Homeless Struggle in Affluent Orange County

SANTA ANA, Calif. (CN) — Lack of affordable housing and harassment from authorities in Orange County have forced hundreds of homeless people in Santa Ana to the riverbed.

Hundreds who live beneath streets and highways at the river bed struggle to get by without restrooms and access to clean water. The hoped they could avoid law enforcement, which has enforced ordinances preventing them from sleeping, sitting and resting, according to an ACLU report, “Nowhere to Live.”

At a public meeting of the Orange County Board of Supervisors this week several homelessness advocates pointed to ongoing challenges facing the riverbed dwellers.

More than one member of the public praised the five-member governing board at its Tuesday morning meeting for fixing a broken water fountain so that people have access to drinking water. But she said there is more work to be done.

“One of the biggest problems facing them right now is access to bathrooms,” the woman said during public comment at the board hearing room at Civic Center Plaza. “It’s one of the biggest complaints from the apartment complex nearby as well. To make things safer and more sanitary for all residents in the area we need access to portable restrooms in the riverbed.”

Fourth District Supervisor Shawn Nelson said at the end of the meeting that immediate action is needed for homeless people in Orange County. He called for funding to provide temporary housing that could include tents and other amenities at county-owned lots.

“We’re never going to make progress until we can at least figure out how to answer the question [of how] we [can] have a bed for everyone that wants it,” Nelson said, according to Voice of OC. “We have to at least be there for them, and then we’ll start working backwards with why people don’t want the services, if they don’t.”

Two lawsuits filed this year highlighted the challenges facing Orange County’s homeless as they try to get by without resources most people take for granted.

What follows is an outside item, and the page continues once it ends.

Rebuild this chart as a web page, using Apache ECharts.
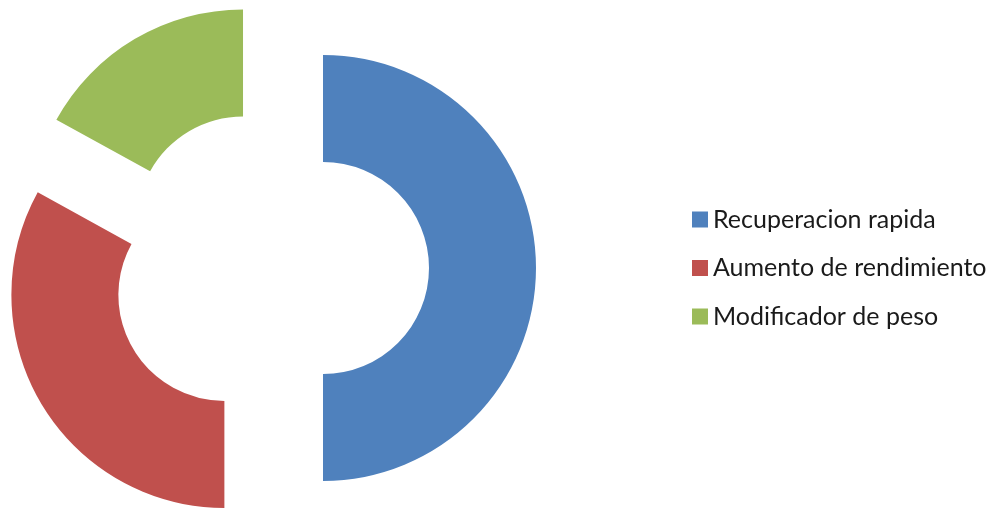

The ACLU filed a civil rights lawsuit in January, highlighting the plight of those living in an encampment on the riverbed after the OC Department of Public Works erected 6-foot high fencing for a construction project the group said was penning them in.

A second lawsuit filed the same month challenged Orange County law enforcement’s practice of seizing and destroying belongings and said the county was using the construction project to force people away from the riverbed.

Orange County installed the fencing for a flood control and security project and used the area to stockpile large rocks and sand. County spokeswoman Carrie Braun said the idea that the project was conceived to displace people living there was not correct.

“The project is a maintenance and security project that public works is required to do for the maintenance and security of the flood control channel to ensure that when we do have rainstorms, like what we have been seeing over the last few months, that the water does not go out into the neighborhood,” Braun said in a telephone interview. “So the area that they utilized for that project is an area that has been utilized for stockpiling materials in the past. And it’s really important to flood control for the entire county.”

The ACLU of Southern California settled the case later in February after the county agreed to provide transportation to and from a storage facility so people could pick up their belongings at a Lake Forest maintenance yard 20 miles away from the encampment.

In the second lawsuit, filed by Tammy Schuler and other homeless people, U.S. District Judge David Carter granted a temporary restraining order to provide additional protections for people’s belongings. It requires county officials to give them 24 hours notice before they remove property and to make sure that essential belongings, including tents, sleeping bags, identification and medication, are stored within a 15-minute walk from the place officers take them.

Until late 2016, Schuler said in the lawsuit, 500 people were living in the city’s Civic Center when the city began installing fences in public places. Police officers said they would be left alone if they moved to the riverbed, Schuler said.

Braun conceded that city and county ordinances had contributed to the rise of the homeless population on the riverbed, but added that the riverbed is not a safe place to live. She said the county is working to solve homelessness with several proposals, including affordable and permanent housing.

She said that in 2016 the county opened an emergency shelter with 400 beds at the Santa Ana Civic Center and would soon open another shelter in Anaheim with an additional 100 beds.

“The county is doing quite a bit and doing our best to move the needle in the areas that we can control, and we’re hoping to continue to partner with the cities and the faith-based groups and the nonprofits to really provide all the resources that we can,” Braun said.

ACLU SoCal called the settlement a welcome development but said it did nothing to tackle the larger problem of homelessness in the county.

“The OC is one of the most affluent counties in the nation, but has yet to adequately fund its Ten-Year Plan to End Homelessness that it passed back in 2010 and provide permanent supportive housing for its most vulnerable residents,” ACLU SoCal said in a statement.